Мой сенбернар Лондон - стр. 18
Если у зверя нашего кишечная инфекция, надо голодать. А он не понимает. Причинно-следственной связи между едой и новым приступом поноса и боли, увы, не видит. Мы пытались ему объяснить, но нет, он не внял. А есть нельзя. Он ждет. Смотрит. Через какое-то время понимает – сегодня не дадут, и уходит к себе, но не протестует, не обижается, «ни слова упрека». А ведь, бывает, ему приходится голодать и два, и три дня. Не понимая, почему обделен, лежит грустный. Потом приходит ко мне, как всегда обниматься, лежать под моим столом и прочее… это его утешает. А, главное, он не разлюбил меня из-за того, что я почему-то вдруг перестал его кормить. Евгения Арнольдовна задумалась, а что будет, если Аня аналогичным способом проверит мои чувства к ней? Отбиваю подачу известной фразой: «Не пытайтесь это повторить». Мишка же говорит, что Лондон у нас существо тонкой душевной и кишечной организации.
Собака всегда ближе к смерти, нежели мы. И век ее немилосердно короток, и смерть – она может быть инфекцией на талом снегу, куском какой-нибудь дряни, что ваш пес подберет с земли, клещом в траве такого красивого, очаровавшего вас гармонией и покоем луга.
Итак, мы делаем прививки от всего, что только можно, с февраля по ноябрь опрыскиваем Лондона от клещей и после каждой прогулки проверяем шерсть, а вдруг! Это наша борьба с той случайностью, что может взять-оборвать его радость быть.
– Лондон, представь, что бы с тобой было, если б ты родился не сейчас, а где-нибудь в девятнадцатом веке? – объясняет ему Мишка. – Что бы ты делал без наших прививок?

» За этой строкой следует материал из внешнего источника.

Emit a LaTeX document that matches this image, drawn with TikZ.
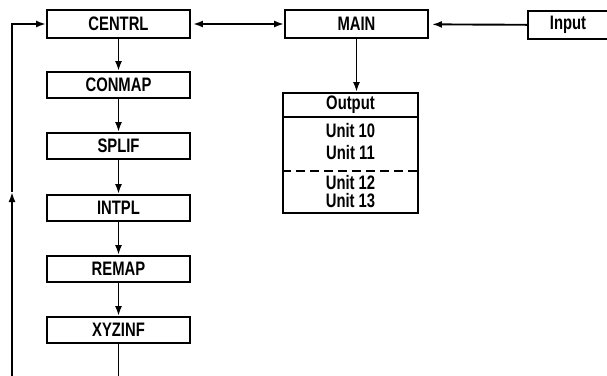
\documentclass[tikz,border=0pt]{standalone}
\usepackage{fontspec}
\setmainfont[FakeStretch=0.76]{Liberation Sans}
\usetikzlibrary{arrows.meta}
\begin{document}
\begin{tikzpicture}[x=1pt,y=-1pt,
  line width=1.9pt,
  every node/.style={font=\fontsize{19.5}{21}\selectfont\bfseries},
  pbox/.style={draw,line width=1.9pt,minimum width=143pt,minimum height=26pt,inner sep=0pt},
  arr/.style={-{Latex[length=10pt,width=7pt]}},
  darr/.style={{Latex[length=10pt,width=7pt]}-{Latex[length=10pt,width=7pt]}}]
\useasboundingbox (0,0) rectangle (607,375);
\clip (0,0) rectangle (607,375);
% left column
\node[pbox,minimum height=28pt] (centrl) at (118.5,24) {CENTRL};
\node[pbox] (conmap) at (118.5,85) {CONMAP};
\node[pbox] (splif) at (118.5,146) {SPLIF};
\node[pbox] (intpl) at (118.5,208) {INTPL};
\node[pbox] (remap) at (118.5,269) {REMAP};
\node[pbox] (xyzinf) at (118.5,330) {XYZINF};
% main & input
\node[pbox,minimum height=28pt] (main) at (356.5,24) {MAIN};
\node[pbox,minimum width=80pt,minimum height=28pt] (input) at (568,25) {Input};
% output box
\node[draw,line width=1.9pt,minimum width=135pt,minimum height=120pt,inner sep=0pt] (out) at (350.5,153) {};
\draw ([yshift=-25pt]out.north west) coordinate (hl) -- ([yshift=-25pt]out.north east) coordinate (hr);
\draw[dash pattern=on 9pt off 5pt,line width=1.6pt] ([yshift=-79pt]out.north west) coordinate (dl) -- ([yshift=-79pt]out.north east) coordinate (dr);
\node (outt) at (350.5,105) {Output};
\node (u10) at (350.5,131) {Unit 10};
\node (u11) at (350.5,153) {Unit 11};
\node (u12) at (350.5,183) {Unit 12};
\node (u13) at (350.5,201) {Unit 13};
% connectors
\draw[arr] (centrl) -- (conmap);
\draw[arr] (conmap) -- (splif);
\draw[arr] (splif) -- (intpl);
\draw[arr] (intpl) -- (remap);
\draw[arr] (remap) -- (xyzinf);
\draw[darr,shorten <=2pt] (centrl) -- (main);
\draw[arr,shorten >=3pt] (input) -- (main);
\draw[arr] (main.south) -- (main.south |- out.north);
% return loop (cut off at the bottom)
\coordinate (bx) at (118.5,380);
\coordinate (bl) at (12,380);
\coordinate (mid) at (12,192);
\draw (xyzinf) -- (bx);
\draw[arr] (bl) -- (mid);
\draw[arr] (mid) |- (centrl.west);
\end{tikzpicture}
\end{document}
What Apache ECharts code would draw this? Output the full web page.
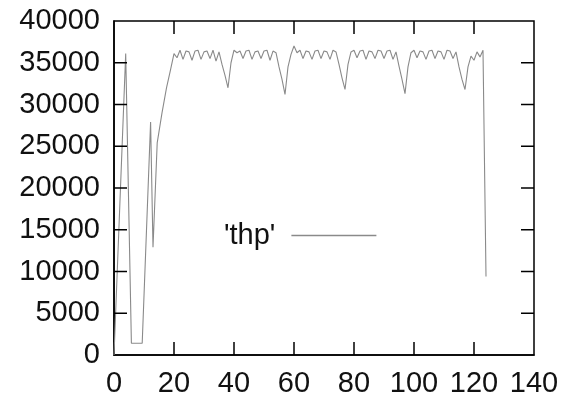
<!DOCTYPE html>
<html>
<head>
<meta charset="utf-8">
<script src="https://cdn.jsdelivr.net/npm/echarts@6/dist/echarts.min.js"></script>
<style>
  html,body{margin:0;padding:0;background:#fff;}
  #chart{width:562px;height:401px;}
</style>
</head>
<body>
<div id="chart"></div>
<script>
// x positions (time) and throughput values
var xs = [0, 3.9, 5.8, 9.4, 12.2, 13, 14.4, 16, 17.5, 18.8, 20,
  21, 22, 23, 24, 25, 26, 27, 28, 29, 30, 31, 32, 33, 34, 35, 36, 37, 38, 39, 40,
  41, 42, 43, 44, 45, 46, 47, 48, 49, 50, 51, 52, 53, 54, 55, 56, 57, 58, 59, 60,
  61, 62, 63, 64, 65, 66, 67, 68, 69, 70, 71, 72, 73, 74, 75, 76, 77, 78, 79, 80,
  81, 82, 83, 84, 85, 86, 87, 88, 89, 90, 91, 92, 93, 94, 95, 96, 97, 98, 99, 100,
  101, 102, 103, 104, 105, 106, 107, 108, 109, 110, 111, 112, 113, 114, 115, 116, 117, 118, 119, 120,
  121, 122, 123, 123.4, 124]
var thp = [0, 36100, 1400, 1400, 27900, 12900, 25400, 29000, 32000, 34100, 36100,
  35600, 36500, 35400, 36400, 36300, 35300, 36400, 36500, 35400, 36300, 36400, 35500, 36500, 35200, 36300, 34800, 33500, 32000, 35000, 36500,
  36200, 36400, 35500, 36400, 36500, 35400, 36300, 36400, 35500, 36400, 36500, 35300, 36400, 36200, 34500, 33000, 31200, 34500, 36000, 37000,
  36200, 36500, 35500, 36400, 36300, 35400, 36400, 36500, 35500, 36400, 36300, 35400, 36500, 36300, 34800, 33200, 31800, 34800, 36300, 36500,
  35600, 36400, 36500, 35400, 36400, 36300, 35500, 36500, 36400, 35500, 36400, 36500, 35400, 36300, 34600, 33000, 31300, 34500, 36200, 36500,
  35600, 36400, 36300, 35400, 36400, 36500, 35500, 36400, 36300, 35400, 36500, 36400, 35500, 36300, 34500, 33000, 31800, 34500, 35800, 35300,
  36300, 35700, 36500, 36600, 9400]
var xTicks = [0, 20, 40, 60, 80, 100, 120, 140]
var yTicks = [0, 5000, 10000, 15000, 20000, 25000, 30000, 35000, 40000]

var pts = []
for (var i = 0; i < xs.length; i++) pts.push([xs[i], thp[i]])

var font = 'Liberation Sans'
var seriesName = "'thp'"
var W = 562, H = 401
var gLeft = 114, gRight = 28, gTop = 21, gBottom = 46
var tickLen = 13
var yMin = yTicks[0], yMax = yTicks[yTicks.length - 1]
var xMin = xTicks[0], xMax = xTicks[xTicks.length - 1]
// tick length turned into axis units
var tdx = tickLen * (xMax - xMin) / (W - gLeft - gRight)
var tdy = tickLen * (yMax - yMin) / (H - gTop - gBottom)

// tick series share the legend name so the legend filter keeps them
function tickSeries(p1, p2) {
  return {
    name: seriesName,
    type: 'line', data: [p1, p2], showSymbol: false, silent: true, z: 3,
    lineStyle: { color: '#000', width: 1.5 }, itemStyle: { color: '#000' }
  }
}

var series = [{
  name: seriesName,
  type: 'line',
  data: pts,
  showSymbol: false,
  lineStyle: { color: '#8a8a8a', width: 1.1 },
  itemStyle: { color: '#8a8a8a' }
}]
// inward tick marks on all four sides (gnuplot style)
xTicks.slice(1, -1).forEach(function (v) {
  series.push(tickSeries([v, yMin], [v, yMin + tdy]))
  series.push(tickSeries([v, yMax], [v, yMax - tdy]))
})
yTicks.slice(1, -1).forEach(function (v) {
  series.push(tickSeries([xMin, v], [xMin + tdx, v]))
  series.push(tickSeries([xMax, v], [xMax - tdx, v]))
})

var myChart = echarts.init(document.getElementById('chart'))
myChart.setOption({
  animation: false,
  grid: { left: gLeft, right: gRight, top: gTop, bottom: gBottom, show: true, borderColor: '#000', borderWidth: 1.5, backgroundColor: 'transparent' },
  legend: {
    left: 219, top: 216,
    align: 'right',
    icon: 'rect',
    itemWidth: 85, itemHeight: 1.5,
    textStyle: { fontFamily: font, fontSize: 29, color: '#111', padding: [0, 11, 0, 0] },
    data: [{ name: seriesName, itemStyle: { color: '#8a8a8a' } }]
  },
  xAxis: {
    type: 'value', min: xMin, max: xMax, interval: 20,
    axisLine: { show: true, lineStyle: { color: '#000', width: 1.5 } },
    axisTick: { show: false }, splitLine: { show: false },
    axisLabel: { margin: 14, fontFamily: font, fontSize: 29, color: '#111',
      formatter: function (v) { return xTicks.indexOf(v) >= 0 ? v : '' } }
  },
  yAxis: {
    type: 'value', min: yMin, max: yMax, interval: 5000,
    axisLine: { show: true, lineStyle: { color: '#000', width: 1.5 } },
    axisTick: { show: false }, splitLine: { show: false },
    axisLabel: { margin: 14, fontFamily: font, fontSize: 29, color: '#111',
      formatter: function (v) { return yTicks.indexOf(v) >= 0 ? v : '' } }
  },
  series: series
})
</script>
</body>
</html>
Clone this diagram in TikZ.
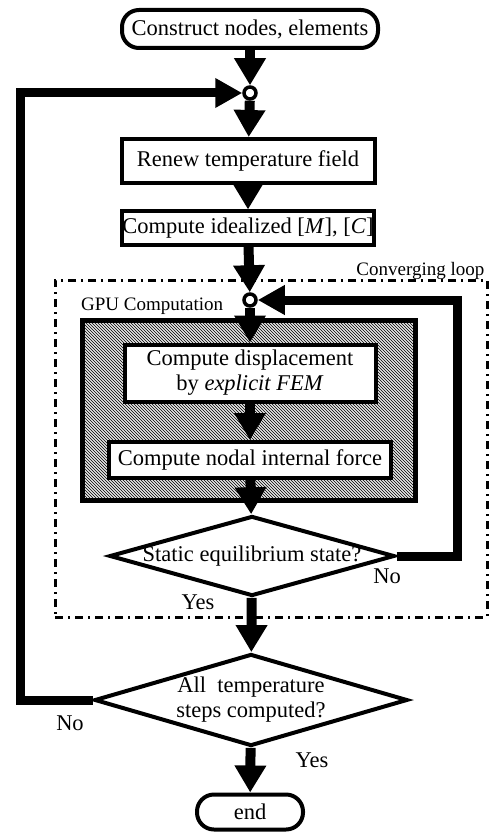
\documentclass[tikz,border=0pt]{standalone}
\usepackage{fontspec}
\setmainfont{Liberation Serif}
\usetikzlibrary{arrows.meta}
\usetikzlibrary{shapes.geometric}
\usetikzlibrary{patterns}
\newcommand{\bigtxt}{\fontsize{22.5}{25}\selectfont}
\newcommand{\smalltxt}{\fontsize{19}{22}\selectfont}

\begin{document}
\begin{tikzpicture}[x=1pt, y=-1pt,
  every node/.style={font=\bigtxt},
  proc/.style={draw, line width=4pt, fill=white, inner sep=0pt, align=center},
  term/.style={proc, rounded corners=17pt},
  decide/.style={draw, diamond, line width=4pt, fill=white, inner sep=0pt},
  junct/.style={draw, circle, line width=3.5pt, fill=white, minimum size=12pt, inner sep=0pt},
  flow/.style={line width=10pt, -{Triangle[width=30pt,length=27pt]}},
  back/.style={line width=9pt, -{Triangle[width=28pt,length=27pt]}},
  note/.style={font=\smalltxt, inner sep=1pt}]
  \useasboundingbox (0,0) rectangle (490,834);

  % outer loop box and gpu box
  \node[draw, line width=3pt, dash pattern=on 8pt off 5pt on 2pt off 5pt,
        minimum width=432pt, minimum height=337pt, inner sep=0pt] (loop) at (271,448.5) {};
  \node[note, anchor=south east] at ([xshift=-3pt,yshift=-2pt]loop.north east) {Converging loop};
  \node[draw, line width=5pt, pattern=north west lines, preaction={fill=gray!20},
        minimum width=333pt, minimum height=180pt, inner sep=0pt] (gpu) at (249,410.5) {};
  \node[note, anchor=south west] at ([yshift=2pt]gpu.north west) {GPU Computation};

  \node[term, minimum width=256pt, minimum height=38pt] (start) at (250,29) {Construct nodes, elements};
  \node[junct] (c1) at (250,93) {};
  \node[proc, minimum width=253pt, minimum height=44pt] (renew) at (248,161) {Renew temperature field};
  \node[proc, minimum width=249pt, minimum height=33pt] (ideal) at (248,228) {Compute idealized [\textit{M}], [\textit{C}]};
  \node[junct] (c2) at (250,300) {};
  \node[proc, minimum width=251pt, minimum height=57pt] (disp) at (250,373)
    {Compute displacement\\by \textit{explicit FEM}};
  \node[proc, minimum width=282pt, minimum height=36pt] (force) at (250,460) {Compute nodal internal force};
  \node[decide, minimum width=285pt, minimum height=80pt,
        label={center:Static equilibrium state?}] (equil) at (252,556) {};
  \node[decide, minimum width=313pt, minimum height=92pt,
        label={[align=center]center:All\ \ temperature\\steps computed?}] (steps) at (251,700) {};
  \node[term, minimum width=106pt, minimum height=35pt] (stop) at (250,812) {end};

  \draw[flow] (start) -- (c1);
  \draw[flow] (c1) -- (renew);
  \draw[flow] (renew) -- (ideal);
  \draw[flow] (ideal) -- (c2);
  \draw[flow] (c2) -- (disp);
  \draw[flow] (disp) -- (force);
  \draw[flow] (force) -- (equil);
  \draw[flow] (equil) -- (steps);
  \draw[flow] (steps) -- (stop);

  \coordinate (rtop) at (457,300);
  \coordinate (ltop) at (20,93);
  \draw[back] (equil.east) -| (rtop) -- (c2);
  \draw[back] (steps.west) -| (ltop) -- (c1);

  \node (no1) at (387,576) {No};
  \node (yes1) at (198,602) {Yes};
  \node (no2) at (70,723) {No};
  \node (yes2) at (312,760) {Yes};
\end{tikzpicture}
\end{document}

– Мишка, – говорю, – Это и тебя в той же самой мере касается.
Когда Лондон болеет, мы говорим ему, что он Лондон печального образа, а наша дежурная утешительная присказка «трудно быть Лондоном».
Если заболевает кто-то из нас – Лондон не всегда понимает, например, когда мне приходится выгуливать его, будучи больным ОРВИ или гриппом, он как-то не чувствует моего состояния (обидно, да?). Однажды Ане удалили зуб. Она пришла и легла. Лондон проникся сразу. Нарушив запрет на проникновение в спальню, лег рядом с кроватью и смотрел сострадающим, безусловно обладающим психотерапевтическим эффектом взглядом все три часа, пока Ане не полегчало.
Подхвачу я вдруг ОРВИ, тогда, дабы не заразить Аню, удаляюсь в добровольное изгнание, в гостиную, на диван. Это для Лондона праздник. Бледное слово «праздник» вряд ли здесь передаст всю меру его сенбернарьего счастья. Потому как в гостиной он имеет полное право спать. Вот он и ложится на полу, рядышком с моим диваном. Правда, спать он будет на голом полу, ибо коврик ему класть здесь нельзя. Но что ему сейчас какой-то коврик! Он счастлив.
Если я ночью проснусь, он почувствует это сквозь сон, не просыпаясь полностью, начнет пинать снизу могучей лапой диван (иногда пинает одновременно и передней и задней лапами) или же станет хлопать лапой по краю дивана, до тех пор, пока я не хлопну ладонью по лапе. Тогда он начинает счастливо урчать, как огромный трансформатор. Совершено счастливый трансформатор. А часто бывает – он хлопнет лапой по дивану, оставит лапу на краю, я пожму его запястье, поглажу, да и оставлю руку поверх лапы – так и заснем, уже до утра.
– А вот, если б Лондон знал, что ты на диване только из-за болезни, он бы радовался, что ты болеешь? – интересуется Мишка. – Специально таскал бы тебя по лужам, морозил б в сугробах, чтоб ты простудился? – кажется, Мишка у нас пошел немного в Евгению Арнольдовну.